→ Goal
Restate each line word for word. Leave out every picture.

— Begin —

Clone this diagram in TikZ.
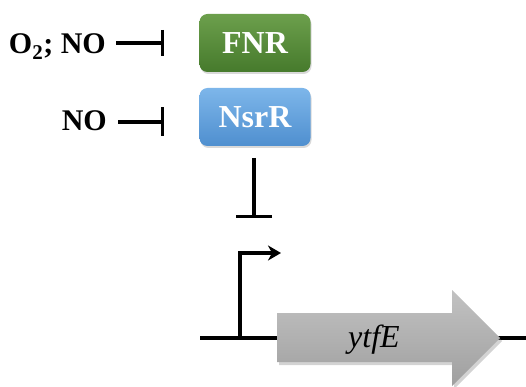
\documentclass[tikz,border=0pt]{standalone}
\usepackage{fontspec}
\setmainfont{Liberation Serif}
\usetikzlibrary{arrows.meta,shadows}
\definecolor{fnrtop}{HTML}{6C9F4C}
\definecolor{fnrbot}{HTML}{467A2C}
\definecolor{nsrtop}{HTML}{7DB6EA}
\definecolor{nsrbot}{HTML}{4F8FCF}
\begin{document}
\begin{tikzpicture}[x=1pt,y=-1pt,
  lbl/.style={font=\fontsize{30}{34}\selectfont\bfseries, inner sep=0pt},
  rbox/.style={rounded corners=8pt, minimum width=111pt, minimum height=58pt,
    font=\fontsize{32}{36}\selectfont\bfseries, text=white,
    drop shadow={shadow xshift=1pt, shadow yshift=-2pt, opacity=0.3}},
  wire/.style={line width=3.2pt},
  inh/.style={wire, -{Bar[width=#1, line width=3.2pt]}},
  inh/.default=26pt,
]
\useasboundingbox (0,0) rectangle (526,387);
% regulators
\node[rbox, top color=fnrtop, bottom color=fnrbot] (fnr) at (255,43) {FNR};
\node[rbox, top color=nsrtop, bottom color=nsrbot] (nsrr) at (255,117) {NsrR};
% signals
\node[lbl, anchor=base east] (o2) at (106,54) {O\textsubscript{2}; NO};
\node[lbl, anchor=base east] (no) at (107,131) {NO};
\coordinate (a1) at (116,43);
\coordinate (b1) at (164,43);
\coordinate (a2) at (118,122);
\coordinate (b2) at (164,122);
\draw[inh] (a1) -- (b1);
\draw[inh=29pt] (a2) -- (b2);
% repression of promoter
\coordinate (r1) at (254,158);
\coordinate (r2) at (254,218);
\draw[inh=36pt] (r1) -- (r2);
% DNA
\coordinate (d0) at (200,338);
\coordinate (d1) at (526,338);
\draw[wire] (d0) -- (d1);
% promoter
\coordinate (p0) at (240,338);
\coordinate (p1) at (281,253);
\draw[wire, -{Stealth[length=13pt, width=15pt, inset=4pt]}] (p0) |- (p1);
% gene
\path[top color=gray!48, bottom color=gray!75,
  drop shadow={shadow xshift=2pt, shadow yshift=-3pt, opacity=0.35}]
  (277,313) -- (452,313) -- (452,290) -- (500,338) -- (452,386) -- (452,362) -- (277,362) -- cycle;
\node[font=\fontsize{32}{36}\selectfont\itshape, inner sep=0pt] (gene) at (374,340) {ytfE};
\end{tikzpicture}
\end{document}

— End —

→ Response to the exercise
Clone this diagram in TikZ.
\documentclass[tikz,border=0pt]{standalone}
\usepackage{fontspec}
\setmainfont{Liberation Serif}
\usetikzlibrary{arrows.meta,shadows}
\definecolor{fnrtop}{HTML}{6C9F4C}
\definecolor{fnrbot}{HTML}{467A2C}
\definecolor{nsrtop}{HTML}{7DB6EA}
\definecolor{nsrbot}{HTML}{4F8FCF}
\begin{document}
\begin{tikzpicture}[x=1pt,y=-1pt,
  lbl/.style={font=\fontsize{30}{34}\selectfont\bfseries, inner sep=0pt},
  rbox/.style={rounded corners=8pt, minimum width=111pt, minimum height=58pt,
    font=\fontsize{32}{36}\selectfont\bfseries, text=white,
    drop shadow={shadow xshift=1pt, shadow yshift=-2pt, opacity=0.3}},
  wire/.style={line width=3.2pt},
  inh/.style={wire, -{Bar[width=#1, line width=3.2pt]}},
  inh/.default=26pt,
]
\useasboundingbox (0,0) rectangle (526,387);
% regulators
\node[rbox, top color=fnrtop, bottom color=fnrbot] (fnr) at (255,43) {FNR};
\node[rbox, top color=nsrtop, bottom color=nsrbot] (nsrr) at (255,117) {NsrR};
% signals
\node[lbl, anchor=base east] (o2) at (106,54) {O\textsubscript{2}; NO};
\node[lbl, anchor=base east] (no) at (107,131) {NO};
\coordinate (a1) at (116,43);
\coordinate (b1) at (164,43);
\coordinate (a2) at (118,122);
\coordinate (b2) at (164,122);
\draw[inh] (a1) -- (b1);
\draw[inh=29pt] (a2) -- (b2);
% repression of promoter
\coordinate (r1) at (254,158);
\coordinate (r2) at (254,218);
\draw[inh=36pt] (r1) -- (r2);
% DNA
\coordinate (d0) at (200,338);
\coordinate (d1) at (526,338);
\draw[wire] (d0) -- (d1);
% promoter
\coordinate (p0) at (240,338);
\coordinate (p1) at (281,253);
\draw[wire, -{Stealth[length=13pt, width=15pt, inset=4pt]}] (p0) |- (p1);
% gene
\path[top color=gray!48, bottom color=gray!75,
  drop shadow={shadow xshift=2pt, shadow yshift=-3pt, opacity=0.35}]
  (277,313) -- (452,313) -- (452,290) -- (500,338) -- (452,386) -- (452,362) -- (277,362) -- cycle;
\node[font=\fontsize{32}{36}\selectfont\itshape, inner sep=0pt] (gene) at (374,340) {ytfE};
\end{tikzpicture}
\end{document}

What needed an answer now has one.